At the same time online courses are beginning to complement classroom learning. Many professors are increasingly adopting aspects of MOOCs via the flipped classroom model where students view video lectures before attending class which makes the classroom more conducive to reflection and discussion.
Krishnan of IIM Indore feels the major motivation for B-schools to start MOOCs, in the absence of any tangible financial incentive, is to popularise their brands in unknown markets and on a global scale. “MOOCs will work well when institutes can offer distinctive content. If say an institute offers a course on statistics, why will anyone sign up for it when the world’s best statistics professor is already offering a MOOC. Institutions will have to offer something which others can’t,” says Krishnan.
The dilemma of investing in this segment is justified since the most successful MOOCs platforms haven’t yet figured out their business model. “None of the platforms are in the green,” says Runa Sarkar, professor, IIM Calcutta. Sarkar says there are flaws with the beta version of Swayam, the MHRD’s MOOCs platform, on which some IIM Calcutta professors among others are willing to offer courses. “It needs to be recognised that most students will be first-time users of online education. But this version of Swayam has not activated a help tab for these students yet,” she says.

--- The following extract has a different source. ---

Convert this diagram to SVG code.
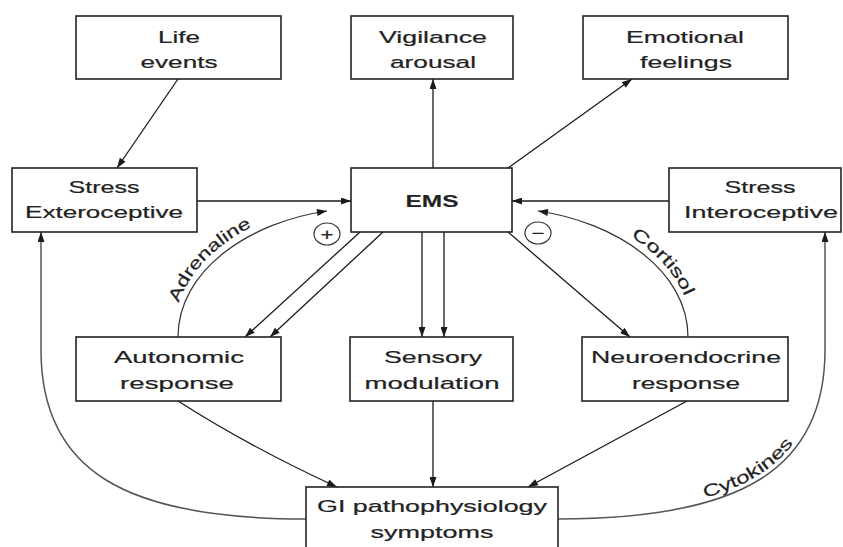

Mainly, the success of MOOCs in terms of completion rates and widespread adoption will depend on how well-designed the course is. Sarkar feels the major challenges for MOOCs will be because of the dry presentation of courses. “Dissemination of knowledge is becoming a performance. Most of the established MOOCs have course design specialists who help design and present the course in an effective manner. MOOCs here don’t have that kind of sophisticated presentation. Given this, it is questionable how beneficial MOOCs are going to be in influencing learning outcomes."